6/10
All of the "style" with none of the "substance"...
21 October 2012
Just caught an early screening of JDaTE at the Philly Film Festival... and I can't say I wasn't disappointed.

The book is one of my favorites, so needless to say I loved the source material and was especially amped for the film having just finished the John and Dave sequel, This Book is Full of Spider. I also really enjoyed Coscarelli's Bubba Ho-Tep and thought he would be a great director for this franchise.

So where did it all go wrong? And what did it do well enough to still garner a 6 or 6.5 rating?

For starters, the acting was very good; especially for relying on two unknowns to carry the picture. Both Williamson and Mayes really nailed their roles down to the smallest idiosyncrasies of character. Paul Giamatti was his usual, solid self and everyone else either died quick enough or had their character lobotomized so much, that their performances didn't really matter.

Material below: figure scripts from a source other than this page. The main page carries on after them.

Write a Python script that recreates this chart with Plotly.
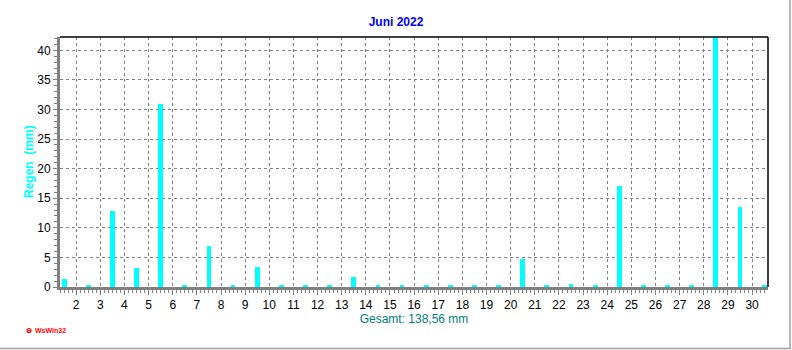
import plotly.graph_objects as go

# ---- data ----
days = list(range(1, 31))
rain_mm = [1.4, 0.35, 12.8, 3.2, 31.0, 0.3, 7.0, 0.3, 3.45, 0.3,
           0.3, 0.3, 1.75, 0.3, 0.3, 0.3, 0.3, 0.3, 0.3, 4.8,
           0.3, 0.55, 0.3, 17.1, 0.3, 0.3, 0.3, 42.3, 13.6, 0.3]
tick_days = list(range(2, 31))
title_text = "Juni 2022"
y_title = "Regen\u00a0 (mm)"
x_title = "Gesamt: 138,56 mm"

FONT = "Liberation Sans, Arial, sans-serif"

fig = go.Figure()
fig.add_trace(go.Bar(
    x=[d + 0.5 for d in days],
    y=rain_mm,
    width=0.2,
    marker=dict(color="#00FFFF", line=dict(width=0)),
    hoverinfo="skip",
))

fig.update_layout(
    width=792, height=350,
    margin=dict(l=60, r=24, t=37, b=63),
    paper_bgcolor="white", plot_bgcolor="white",
    showlegend=False,
    font=dict(family=FONT, size=12, color="black"),
    title=dict(text="<b>" + title_text + "</b>", x=0.5, xref="container",
               xanchor="center", y=1 - 22 / 350, yref="container", yanchor="middle",
               font=dict(family=FONT, size=12, color="#0000FF")),
    bargap=0,
)

fig.update_xaxes(
    range=[1.33, 30.66],
    tickmode="array", tickvals=tick_days, ticktext=[str(d) for d in tick_days],
    ticks="outside", ticklen=5, tickcolor="#808080", tickwidth=1,
    showgrid=True, gridcolor="#808080", gridwidth=1, griddash="3px,3px",
    showline=True, linecolor="#808080", linewidth=3,
    zeroline=False,
    minor=dict(dtick=1 / 6, tick0=0, ticks="outside", ticklen=3,
               tickcolor="#808080", showgrid=False),
    tickfont=dict(family=FONT, size=12, color="black"),
    title=dict(text=x_title, standoff=2,
               font=dict(family=FONT, size=12, color="#008080")),
)

fig.update_yaxes(
    range=[0, 42.25],
    tickmode="linear", tick0=0, dtick=5,
    ticks="outside", ticklen=4, tickcolor="#808080", tickwidth=1,
    showgrid=True, gridcolor="#808080", gridwidth=1, griddash="3px,3px",
    showline=True, linecolor="#808080", linewidth=3,
    zeroline=False,
    minor=dict(dtick=1, ticks="outside", ticklen=3, tickcolor="#808080", showgrid=False),
    tickfont=dict(family=FONT, size=12, color="black"),
)

pw, ph = 792 - 60 - 24, 350 - 37 - 63
def px_x(px):
    return (px - 60) / pw
def px_y(py):
    return (350 - 63 - py) / ph

# y-axis title as rotated annotation
fig.add_annotation(text="<b>" + y_title + "</b>", xref="paper", yref="paper",
                   x=px_x(29), y=px_y(162), xanchor="center", yanchor="middle",
                   textangle=-90, showarrow=False,
                   font=dict(family=FONT, size=12, color="#00FFFF"))

# top and right black frame
fig.add_shape(type="line", xref="paper", yref="paper", x0=0, x1=1, y0=1, y1=1,
              line=dict(color="black", width=1.5))
fig.add_shape(type="line", xref="paper", yref="paper", x0=1, x1=1, y0=0, y1=1,
              line=dict(color="black", width=1.5))

# outer frame (right and bottom gray)
fig.add_shape(type="line", xref="paper", yref="paper",
              x0=px_x(790), x1=px_x(790), y0=px_y(0), y1=px_y(349),
              line=dict(color="#A0A0A0", width=1.5))
fig.add_shape(type="line", xref="paper", yref="paper",
              x0=px_x(0), x1=px_x(791), y0=px_y(348.5), y1=px_y(348.5),
              line=dict(color="#A0A0A0", width=1.5))

# WsWin32 logo
fig.add_shape(type="circle", xref="paper", yref="paper",
              x0=px_x(27), x1=px_x(31), y0=px_y(328.5), y1=px_y(332.5),
              line=dict(color="red", width=1.2), fillcolor="white")
fig.add_shape(type="circle", xref="paper", yref="paper",
              x0=px_x(28.5), x1=px_x(29.5), y0=px_y(330), y1=px_y(331),
              line=dict(color="red", width=1), fillcolor="red")
fig.add_annotation(text="<b>WsWin32</b>", xref="paper", yref="paper",
                   x=px_x(32.5), y=px_y(330.5), xanchor="left", yanchor="middle",
                   showarrow=False, font=dict(family=FONT, size=7, color="red"))

fig.write_html("out.html")
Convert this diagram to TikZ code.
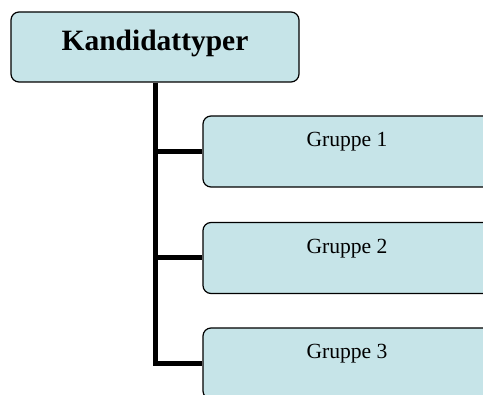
\documentclass[tikz,border=0pt]{standalone}
\usepackage{fontspec}
\setmainfont{Liberation Serif}
\definecolor{boxfill}{RGB}{198,228,232}
\tikzset{
  box/.style={draw=black,line width=1.2pt,fill=boxfill,rounded corners=8pt,inner sep=0pt,minimum width=288pt,align=center},
  headbox/.style={box,text height=39pt,text depth=31pt,font=\fontsize{29.5}{30}\selectfont\bfseries},
  groupbox/.style={box,text height=31pt,text depth=40pt,font=\fontsize{21.6}{22}\selectfont},
  trunk/.style={line width=5pt}
}
\begin{document}
\begin{tikzpicture}[x=1pt,y=-1pt]
		\useasboundingbox (0,0) rectangle (483,395);
		\clip (0,0) rectangle (483,395);
		% boxes
		\node[headbox] (typer) at (155,47) {Kandidattyper};
		\node[groupbox] (g1) at (347,151.5) {Gruppe 1};
		\node[groupbox] (g2) at (347,258) {Gruppe 2};
		\node[groupbox] (g3) at (347,363.5) {Gruppe 3};
		% connectors
		\draw[trunk] (typer.south) |- (g3.west);
		\draw[trunk] (typer.south |- g1.west) -- (g1.west);
		\draw[trunk] (typer.south |- g2.west) -- (g2.west);
\end{tikzpicture}
\end{document}
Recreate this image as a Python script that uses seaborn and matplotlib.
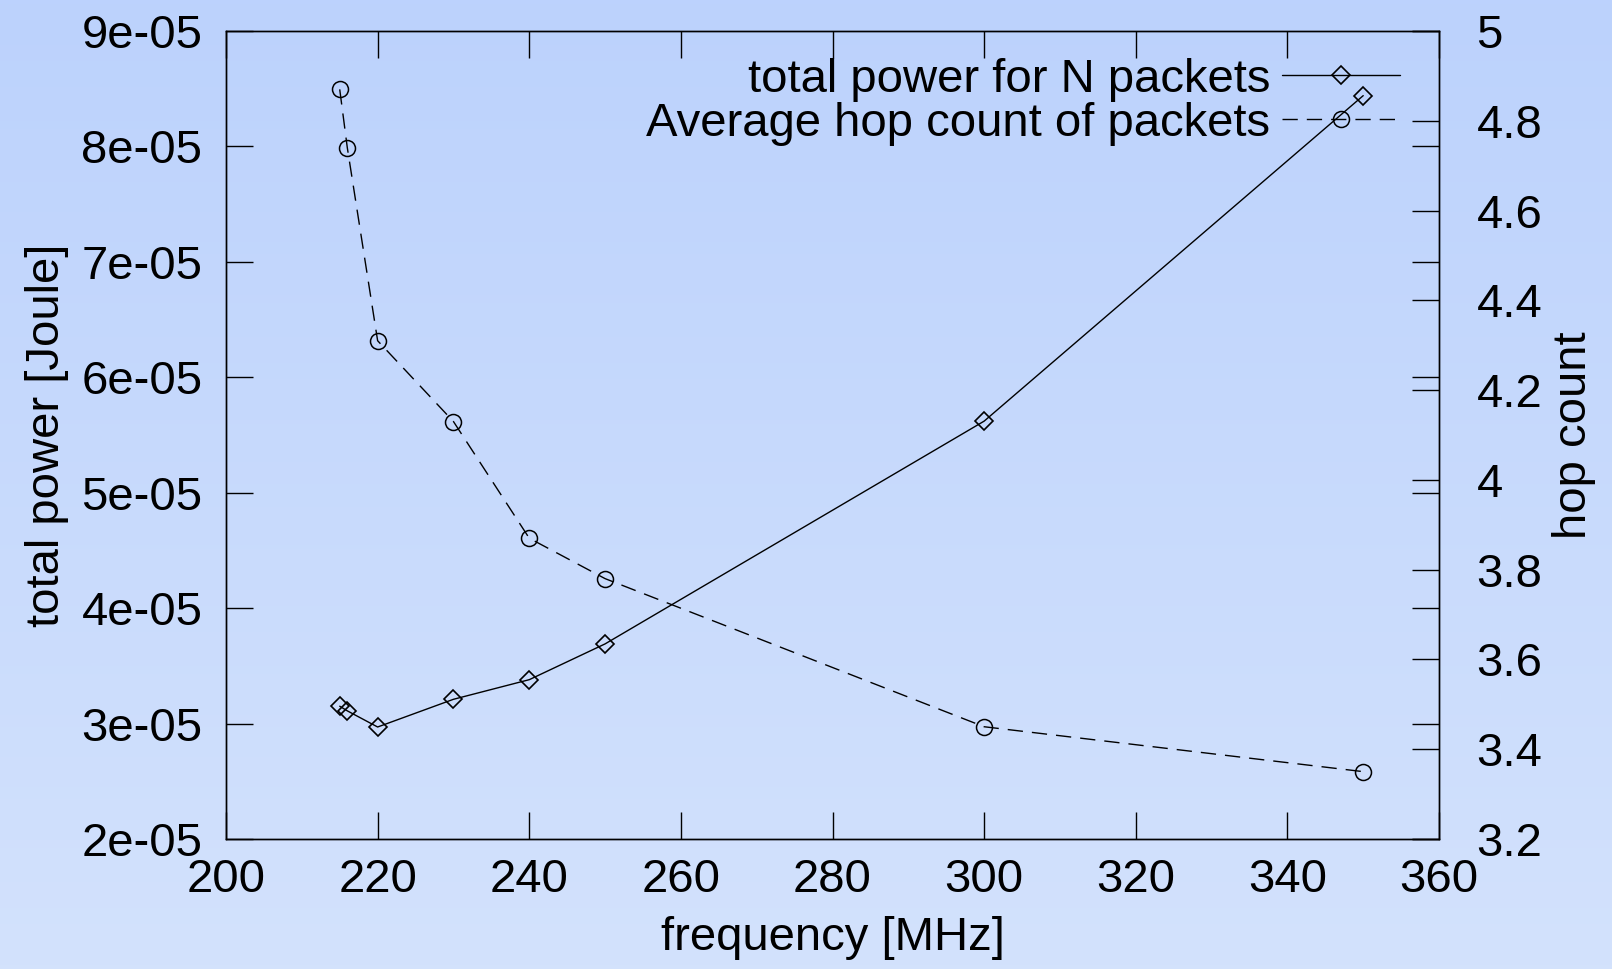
"""Total power and average hop count versus clock frequency, gnuplot-like look."""
import numpy as np
import pandas as pd

import seaborn as sns
import matplotlib.pyplot as plt
from matplotlib.colors import LinearSegmentedColormap
from matplotlib.ticker import FuncFormatter

sns.set_style("ticks")
plt.rcParams["font.family"] = ["Liberation Sans", "DejaVu Sans"]
plt.rcParams.update({"text.color": "black", "axes.labelcolor": "black",
                     "xtick.color": "black", "ytick.color": "black"})


############################## Data.

frequency = [215, 216, 220, 230, 240, 250, 300, 350]
total_power = [3.15e-05, 3.11e-05, 2.97e-05, 3.21e-05, 3.38e-05, 3.69e-05, 5.62e-05, 8.44e-05]
hop_count = [4.87, 4.74, 4.31, 4.13, 3.87, 3.78, 3.45, 3.35]

power_label = "total power for N packets"
hop_label = "Average hop count of packets"

x_ticks = [200, 220, 240, 260, 280, 300, 320, 340, 360]
power_ticks = [2e-05, 3e-05, 4e-05, 5e-05, 6e-05, 7e-05, 8e-05, 9e-05]
hop_ticks = [3.2, 3.4, 3.6, 3.8, 4.0, 4.2, 4.4, 4.6, 4.8, 5.0]

df = pd.DataFrame({"frequency": frequency, "power": total_power, "hops": hop_count})


############################## Plot it.

FONTSIZE = 34
TICK_LEN = 19.5
BG_TOP = "#bcd2fd"
BG_BOTTOM = "#d3e2fc"

fig = plt.figure(figsize=(16.12, 9.69), dpi=100)

# Vertical gradient behind everything.
bg = fig.add_axes([0, 0, 1, 1], zorder=-1)
grad = np.linspace(1, 0, 256).reshape(-1, 1)
cmap = LinearSegmentedColormap.from_list("bg", [BG_BOTTOM, BG_TOP])
bg.imshow(grad, aspect="auto", extent=[0, 1, 0, 1], cmap=cmap)
bg.set_axis_off()

ax = fig.add_axes([0.1402, 0.1342, 0.7525, 0.8338])
ax.patch.set_visible(False)
ax2 = ax.twinx()

sns.lineplot(data=df, x="frequency", y="power", ax=ax, sort=False,
             color="black", linewidth=1.0, marker="D", markersize=9.5,
             markerfacecolor="none", markeredgecolor="black", markeredgewidth=1.2,
             label=power_label, legend=False)
sns.lineplot(data=df, x="frequency", y="hops", ax=ax2, sort=False,
             color="black", linewidth=1.0, linestyle=(0, (11, 6.5)),
             marker="o", markersize=11.5,
             markerfacecolor="none", markeredgecolor="black", markeredgewidth=1.1,
             label=hop_label, legend=False)

# a e s t h e t i c s
ax.set_xlim(200, 360)
ax.set_ylim(2e-05, 9e-05)
ax2.set_ylim(3.2, 5.0)
ax.set_xticks(x_ticks)
ax.set_yticks(power_ticks)
ax2.set_yticks(hop_ticks)
ax.yaxis.set_major_formatter(FuncFormatter(lambda v, _: f"{v:.0e}"))
ax2.yaxis.set_major_formatter(FuncFormatter(lambda v, _: f"{v:g}"))

ax.tick_params(axis="x", which="both", direction="in", top=True, length=TICK_LEN,
               width=1.0, pad=14, labelsize=FONTSIZE, colors="black")
ax.tick_params(axis="y", which="both", direction="in", right=True, length=TICK_LEN,
               width=1.0, pad=17, labelsize=FONTSIZE, colors="black")
ax2.tick_params(axis="y", direction="in", length=TICK_LEN, width=1.0, pad=27,
                labelsize=FONTSIZE, colors="black")

for a in (ax, ax2):
    for spine in a.spines.values():
        spine.set_linewidth(1.0)
        spine.set_color("black")
        spine.set_visible(True)

ax.set_xlabel("frequency [MHz]", fontsize=FONTSIZE, labelpad=10)
ax.set_ylabel("total power [Joule]", fontsize=FONTSIZE, labelpad=9)
ax2.set_ylabel("hop count", fontsize=FONTSIZE, labelpad=7, rotation=90)

handles = ax.get_lines() + ax2.get_lines()
leg = ax2.legend(handles, [power_label, hop_label], loc="upper right",
                 bbox_to_anchor=(0.968, 0.967), markerfirst=False, frameon=False,
                 fontsize=FONTSIZE, handlelength=2.5, handletextpad=0.25,
                 labelspacing=0.0, borderpad=0, borderaxespad=0)

fig.savefig("out.png", dpi=100)
plt.close()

The film also did a great job of harnessing the bodily humor and slacker hi-jinx that made JDaTE such a hilarious novel.

Which leads me to where they failed... one of the biggest shortcomings has to do with a deficiency of the novel, which is pacing. JDaTE is really a few stories woven together by a thin overarching plot. Coscarelli stayed almost 100% faithful to the source material, but just lifted different scenes from each segment of the story and patchwork it into one nearly nonsensical film (this is a very apparent problem, since once the movie deviates from the order of the book, things start to really go down the tube.)

Being a fan of the book, I have to wonder why Coscarelli didn't just stick to the first "story" that ends in Las Vegas. Instead we get elements of other parts, including a kind of cheesy and dumbed down version of Korrok.

Along the way basically all character development aside from Dave get shaved out of the story, the biggest being the awful portrayal of Amy... who was nothing more than eye candy in the film (a fresh feature of the novel was her joyfully written character, who was 1000x more attractive despite being described as looking plain.)

But plot and character wasn't the only things that Coscarelli short changed. For a horror comedy, there was little to no horror! One of the spectacular qualities of the novel was the ability to scare you one moment and have you laughing out loud the next. The adaptation was really a one trick pony, a comedy with monsters.

So I'm going to be one of those guys and recommend that you skip the movie and check out the book. If you've already read Wong's work (Jason Pargin) check it out and enjoy it for the fun cheese factor, but don't expect anywhere near the depth that the novel provides.